Much like a T-test, Wilcoxon tests are used to calculated the difference between sets of pairs and allows to test for a statistically significance difference but there are no underlying assumptions about the distribution of the population.
For example, if you have data from an experiment when you score the before and after condition of a particular treatment but your sample size is extremely small you would used a Wilcoxon test instead of a paired T-test.
Wilcoxon tests come in two flavors:
- Wilcoxon rank sum: do two unpaired populations have the same mean?
- Null hypothesis: there is no significant difference between two groups
- Alternative hypothesis: there is significant difference between the two groups
- Wilcoxon signed rank: do two paired populations have the same mean?
- This is the non-parametric equivalent to the T-test
- Null hypothesis: the means between the two groups are the same.
- Alternative hypothesis: the means between two groups are different.
To conduct a Wilcoxon test using JMP, Excel, or R, you will need your data points recorded in two columns; one column for each treatment. The data for this analysis should be numeric. Then conduct the analysis by specifying which column corresponds to which group.
Values needed to conduct a Wilcoxon test
Here is an example of how your data should be formatted for a Wilcoxon rank sum test:
| Height Group 1 (inches) | Height Group 2 (inches) |
|---|---|
| 68 | 48 |
| 70 | 50 |
| 75 | 60 |
| 70 | 52 |
| 72 | 55 |
| 73 | 58 |
| 77 | 56 |
| 78 | 59 |
| 71 | 51 |
Here is an example of how your data should be formatted for a Wilcoxon signed rank test:
| Subject No. | Reaction Time pre (ms) | Reaction Time post (ms) |
|---|---|---|
| Subject 1 | 168 | 148 |
| Subject 2 | 170 | 150 |
| Subject 3 | 175 | 160 |
| Subject 4 | 170 | 152 |
| Subject 5 | 172 | 155 |
| Subject 6 | 173 | 158 |
| Subject 7 | 177 | 156 |
| Subject 8 | 178 | 159 |
| Subject 9 | 171 | 151 |
Values returned from a Wilcoxon test
The Wilcoxon test will produce the following values. I have provided a brief description of how to interpret them.
- Z-score: the number of standard deviations away from the mean out value of interest is.
- P-value: the probability that the results from your sample occurred by random chance.
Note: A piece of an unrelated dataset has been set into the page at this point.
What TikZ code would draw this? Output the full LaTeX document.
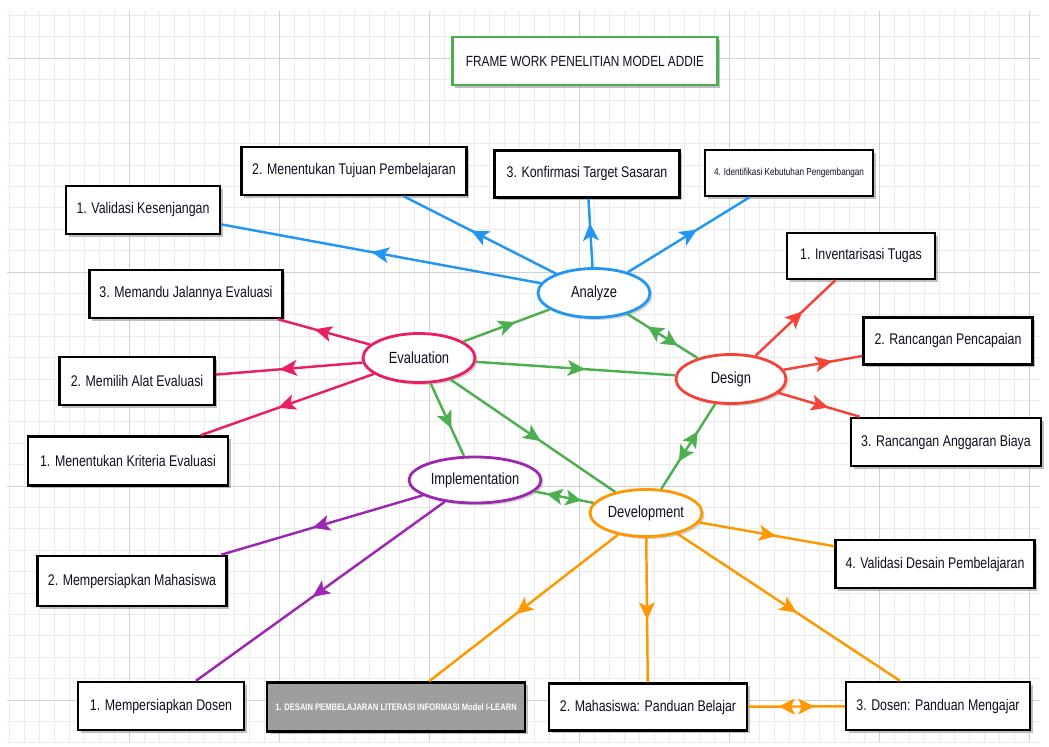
\documentclass[tikz,border=0pt]{standalone}
\usepackage{fontspec}
\setmainfont{Liberation Sans}[FakeStretch=0.8]
\usetikzlibrary{shapes.geometric,shadows,decorations.markings}

\definecolor{cblue}{RGB}{33,150,243}
\definecolor{ccrimson}{RGB}{233,30,99}
\definecolor{cred}{RGB}{244,67,54}
\definecolor{cgreen}{RGB}{76,175,80}
\definecolor{cpurple}{RGB}{156,39,176}
\definecolor{corange}{RGB}{255,152,0}
\definecolor{ctext}{RGB}{15,15,30}

\tikzset{
  gridminor/.style={line width=0.3pt, color=black!8},
  gridmajor/.style={line width=0.4pt, color=black!18},
  box/.style={draw=black, line width=1.4pt, fill=white, minimum height=0.96cm, inner sep=2pt,
    font=\fontsize{8.8}{10}\selectfont, text=ctext,
    drop shadow={shadow xshift=1.6pt, shadow yshift=-1.6pt, fill=black!50}},
  phase/.style={ellipse, draw, line width=1.6pt, fill=white, minimum width=2.24cm,
    minimum height=0.98cm, inner sep=0pt, font=\fontsize{9.2}{11}\selectfont, text=ctext,
    drop shadow={shadow xshift=1.4pt, shadow yshift=-1.4pt, fill=black!35}},
  link/.style={line width=1.4pt},
  mid/.style={postaction={decorate, decoration={markings,
    mark=at position 0.5 with {\fill (5.5pt,0) -- (-4.5pt,4.6pt) -- (-2pt,0) -- (-4.5pt,-4.6pt) -- cycle;}}}},
  both/.style={postaction={decorate, decoration={markings,
    mark=at position 0.5 with {\fill (-10pt,0) -- (-1pt,4.6pt) -- (-3pt,0) -- (-1pt,-4.6pt) -- cycle;
      \fill (10pt,0) -- (1pt,4.6pt) -- (3pt,0) -- (1pt,-4.6pt) -- cycle;}}}}
}

\begin{document}
\begin{tikzpicture}[x=0.02cm, y=-0.02cm]
    \useasboundingbox (0,0) rectangle (1049,747);
    % grid paper
    \foreach \x in {0,...,68} \draw[gridminor] ({9+15*\x},11) -- ({9+15*\x},742);
    \foreach \y in {0,...,34} \draw[gridminor] (7,{15+21.4*\y}) -- (1040,{15+21.4*\y});
    \foreach \x in {129,279,429,579,729,879,1029} \draw[gridmajor] (\x,11) -- (\x,742);
    \foreach \y in {58,272,486,700} \draw[gridmajor] (7,\y) -- (1040,\y);

    % title
    \node[box, draw=cgreen, minimum width=5.3cm, font=\fontsize{8.4}{10}\selectfont] (title) at (585,61) {FRAME WORK PENELITIAN MODEL ADDIE};

    % phases
    \node[phase, draw=cblue] (analyze) at (594,293) {Analyze};
    \node[phase, draw=ccrimson] (eval) at (419,358) {Evaluation};
    \node[phase, draw=cred, minimum width=2.2cm] (design) at (731,379) {Design};
    \node[phase, draw=cpurple, minimum width=2.64cm, minimum height=0.92cm] (impl) at (475,480) {Implementation};
    \node[phase, draw=corange, minimum height=0.94cm] (dev) at (646,513) {Development};

    % analyze
    \node[box, minimum width=3.08cm] (validasi) at (143,210) {1. Validasi Kesenjangan};
    \node[box, minimum width=4.5cm] (tujuan) at (354,171) {2. Menentukan Tujuan Pembelajaran};
    \node[box, minimum width=3.7cm, minimum height=0.94cm] (target) at (587,174) {3. Konfirmasi Target Sasaran};
    \node[box, minimum width=3.36cm, minimum height=0.92cm, font=\fontsize{5.8}{7}\selectfont] (kebutuhan) at (789,173) {4. Identifikasi Kebutuhan Pengembangan};

    % design
    \node[box, minimum width=2.96cm, minimum height=0.92cm] (tugas) at (861,256) {1. Inventarisasi Tugas};
    \node[box, minimum width=3.38cm, minimum height=0.94cm] (capai) at (948,341) {2. Rancangan Pencapaian};
    \node[box, minimum width=3.8cm] (biaya) at (946,442) {3. Rancangan Anggaran Biaya};

    % evaluation
    \node[box, minimum width=3.86cm] (memandu) at (186,294) {3. Memandu Jalannya Evaluasi};
    \node[box, minimum width=3.1cm] (alat) at (137,381) {2. Memilih Alat Evaluasi};
    \node[box, minimum width=4.0cm, minimum height=0.98cm] (kriteria) at (128,461) {1. Menentukan Kriteria Evaluasi};

    % implementation
    \node[box, minimum width=3.78cm, minimum height=1.0cm] (siswa) at (132,581) {2. Mempersiapkan Mahasiswa};
    \node[box, minimum width=3.32cm] (dosen) at (161,706) {1. Mempersiapkan Dosen};

    % development
    \node[box, minimum width=3.98cm] (valdesain) at (935,564) {4. Validasi Desain Pembelajaran};
    \node[box, fill=black!38, text=white, minimum width=5.16cm, minimum height=0.98cm, font=\fontsize{5.4}{7}\selectfont\bfseries] (ilearn) at (396,707) {1. DESAIN PEMBELAJARAN LITERASI INFORMASI Model I-LEARN};
    \node[box, minimum width=3.96cm, minimum height=0.94cm] (belajar) at (648,707) {2. Mahasiswa: Panduan Belajar};
    \node[box, minimum width=3.68cm] (mengajar) at (938,706) {3. Dosen: Panduan Mengajar};

    % blue
    \draw[link, color=cblue, mid] (analyze) -- (validasi);
    \draw[link, color=cblue, mid] (analyze) -- (tujuan);
    \draw[link, color=cblue, mid] (analyze) -- (target);
    \draw[link, color=cblue, mid] (analyze) -- (kebutuhan);
    % red
    \draw[link, color=cred, mid] (design) -- (tugas);
    \draw[link, color=cred, mid] (design) -- (capai);
    \draw[link, color=cred, mid] (design) -- (biaya);
    % crimson
    \draw[link, color=ccrimson, mid] (eval) -- (memandu);
    \draw[link, color=ccrimson, mid] (eval) -- (alat);
    \draw[link, color=ccrimson, mid] (eval) -- (kriteria);
    % purple
    \draw[link, color=cpurple, mid] (impl) -- (siswa);
    \draw[link, color=cpurple, mid] (impl) -- (dosen);
    % orange
    \draw[link, color=corange, mid] (dev) -- (valdesain);
    \draw[link, color=corange, mid] (dev) -- (ilearn);
    \draw[link, color=corange, mid] (dev) -- (belajar);
    \draw[link, color=corange, mid] (dev) -- (mengajar);
    \draw[link, color=corange, both] (belajar) -- (mengajar);
    % green
    \draw[link, color=cgreen, mid] (eval) -- (analyze);
    \draw[link, color=cgreen, mid] (eval) -- (design);
    \draw[link, color=cgreen, mid] (eval) -- (impl);
    \draw[link, color=cgreen, mid] (eval) -- (dev);
    \draw[link, color=cgreen, both] (analyze) -- (design);
    \draw[link, color=cgreen, both] (design) -- (dev);
    \draw[link, color=cgreen, both] (impl) -- (dev);
\end{tikzpicture}
\end{document}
Important note: the p-value does not indicate that the treatment is the CAUSE. All that it states is that the two means are significantly different from each other.
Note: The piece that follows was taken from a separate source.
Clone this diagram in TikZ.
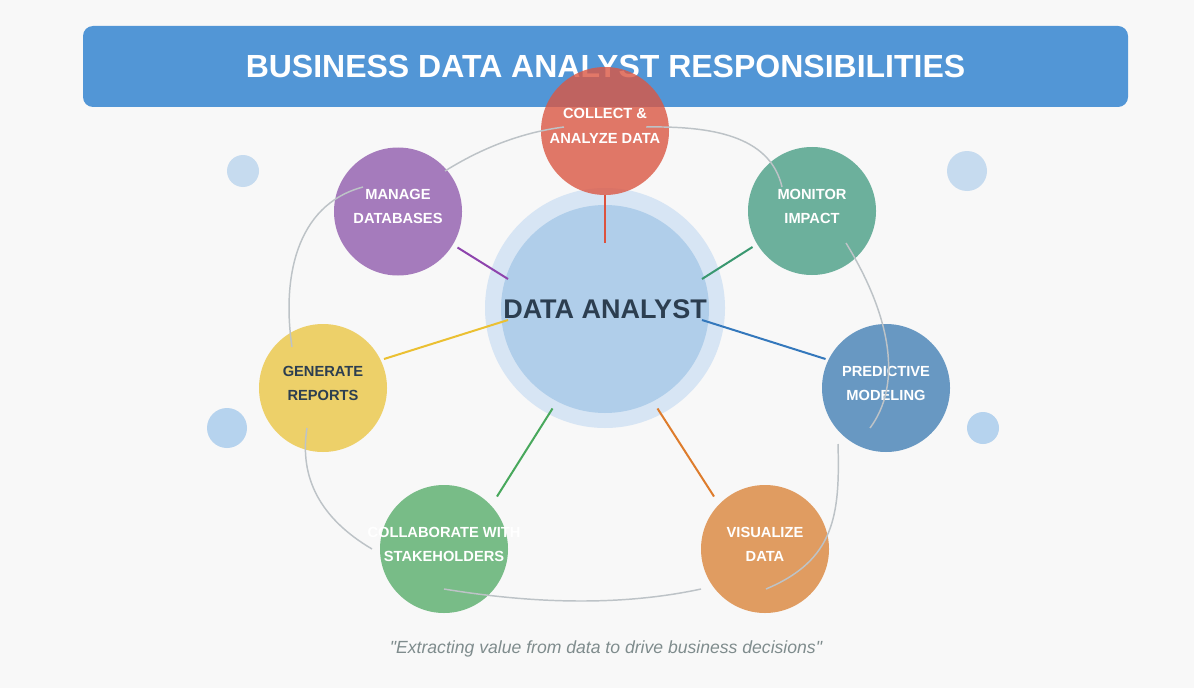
\documentclass[tikz,border=0pt]{standalone}
\usepackage{fontspec}
\setmainfont{Liberation Sans}[Ligatures=TeXOff]
\usetikzlibrary{calc}
\definecolor{bgc}{RGB}{248,248,248}
\definecolor{titlec}{RGB}{82,150,214}
\definecolor{darkc}{RGB}{44,62,80}
\definecolor{haloc}{RGB}{215,229,244}
\definecolor{hubc}{RGB}{176,206,234}
\definecolor{dotA}{RGB}{198,219,239}
\definecolor{dotB}{RGB}{182,211,238}
\definecolor{linkc}{RGB}{189,195,199}
\definecolor{quotec}{RGB}{127,140,141}
\definecolor{collc}{RGB}{219,87,67}
\definecolor{mngc}{RGB}{145,92,173}
\definecolor{monc}{RGB}{73,158,134}
\definecolor{prdc}{RGB}{68,129,181}
\definecolor{visc}{RGB}{219,133,60}
\definecolor{clbc}{RGB}{88,173,107}
\definecolor{genc}{RGB}{235,198,70}
\definecolor{collsp}{RGB}{220,82,62}
\definecolor{mngsp}{RGB}{142,68,173}
\definecolor{monsp}{RGB}{58,152,112}
\definecolor{prdsp}{RGB}{52,120,188}
\definecolor{vissp}{RGB}{222,124,44}
\definecolor{clbsp}{RGB}{72,168,92}
\definecolor{gensp}{RGB}{235,192,50}
\begin{document}
\begin{tikzpicture}[x=0.75pt,y=-0.75pt,inner sep=0pt,outer sep=0pt,
satnode/.style={circle,minimum size=96pt,fill=#1,fill opacity=0.8,text opacity=1,text=white,
  font=\fontsize{11}{18}\selectfont\bfseries,align=center,text height=25.5pt,text depth=7.5pt},
spoke/.style={draw=#1,line width=1.5pt},
link/.style={draw=linkc,line width=1.1pt},
dot/.style={circle,fill=#1}]
\useasboundingbox (0,0) rectangle (1194,688);
\fill[bgc] (0,0) rectangle (1194,688);
\draw (605.5,66.5) node[fill=titlec,rounded corners=7.5pt,minimum width=783.75pt,minimum height=60.75pt,
  text=white,font=\fontsize{24}{28}\selectfont\bfseries] (title) {BUSINESS DATA ANALYST RESPONSIBILITIES};
\draw (243,171) node[dot=dotA,minimum size=24pt] (dot1) {};
\draw (967,171) node[dot=dotA,minimum size=30pt] (dot2) {};
\draw (227,428) node[dot=dotB,minimum size=30pt] (dot3) {};
\draw (983,428) node[dot=dotB,minimum size=24pt] (dot4) {};
\draw (605,308) node[circle,fill=haloc,minimum size=180pt] (halo) {};
\draw (605,309) node[circle,fill=hubc,minimum size=156pt,text=darkc,
  font=\fontsize{20.25}{24}\selectfont\bfseries] (analyst) {DATA ANALYST};
\draw (605,131) node[satnode=collc] (collect) {COLLECT \&\\ANALYZE DATA};
\draw (398,211.5) node[satnode=mngc] (manage) {MANAGE\\DATABASES};
\draw (812,211) node[satnode=monc] (monitor) {MONITOR\\IMPACT};
\draw (886,388) node[satnode=prdc] (predict) {PREDICTIVE\\MODELING};
\draw (765,549) node[satnode=visc] (visual) {VISUALIZE\\DATA};
\draw (444,549) node[satnode=clbc] (collab) {\makebox[0pt]{COLLABORATE WITH}\\STAKEHOLDERS};
\draw (323,388) node[satnode=genc,text=darkc] (gen) {GENERATE\\REPORTS};
\draw[spoke=collsp] ($(collect)+(0,64)$) -- ($(analyst)+(0,-66)$);
\draw[spoke=mngsp] ($(manage)+(59.5,36)$) -- ($(analyst)+(-97,-30)$);
\draw[spoke=monsp] ($(monitor)+(-59.5,36)$) -- ($(analyst)+(97,-30)$);
\draw[spoke=prdsp] ($(predict)+(-60.5,-29)$) -- ($(analyst)+(97,11)$);
\draw[spoke=gensp] ($(gen)+(61,-29)$) -- ($(analyst)+(-97,11)$);
\draw[spoke=clbsp] ($(collab)+(53,-52.5)$) -- ($(analyst)+(-52.5,99.5)$);
\draw[spoke=vissp] ($(visual)+(-51,-52.5)$) -- ($(analyst)+(52.5,99.5)$);
\draw[link] ($(manage)+(47,-40.5)$) .. controls (485,146) and (525,132) .. ($(collect)+(-41,-4)$);
\draw[link] ($(collect)+(41,-4)$) .. controls (710,126) and (770,135) .. ($(monitor)+(-30,-24)$);
\draw[link] ($(monitor)+(34,32)$) .. controls (892,318) and (902,385) .. ($(predict)+(-16,40)$);
\draw[link] ($(predict)+(-48,56)$) .. controls (840,515) and (835,560) .. ($(visual)+(1,40)$);
\draw[link] ($(visual)+(-64,40)$) .. controls (627,605) and (541,605) .. ($(collab)+(0,40)$);
\draw[link] ($(collab)+(-72,0)$) .. controls (320.7,518.7) and (299,478.3) .. ($(gen)+(-16,40)$);
\draw[link] ($(gen)+(-31,-41)$) .. controls (282,280) and (295,205) .. ($(manage)+(-35,-24.5)$);
\draw (606,653) node[anchor=base,text=quotec,font=\fontsize{13.2}{16}\selectfont\itshape] (quote)
  {"Extracting value from data to drive business decisions"};
\end{tikzpicture}
\end{document}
- P-value < 0.05 indicates the means of each group are different from each other (Reject the null hypothesis)
- P-value > 0.05 indicates that you cannot conclude that means of each group are different from each other (Fail to reject the null hypothesis)
Visualizing the results
Just because you ran the analysis in JMP does not mean you have to use JMP to visualize your results. As long as you have a statistically significant result you can generate the plots however you would like (e.g., Excel, Google Sheets, R, Python). All you need to do is add an annotation to the figure that the P-value was < 0.05.A box-and-whisker plot would be a good way of visualizing the results of a Wilcoxon test. The box-and-whisker plot would present both the spread of the data while also incorporating error bars associated with the mean calculation.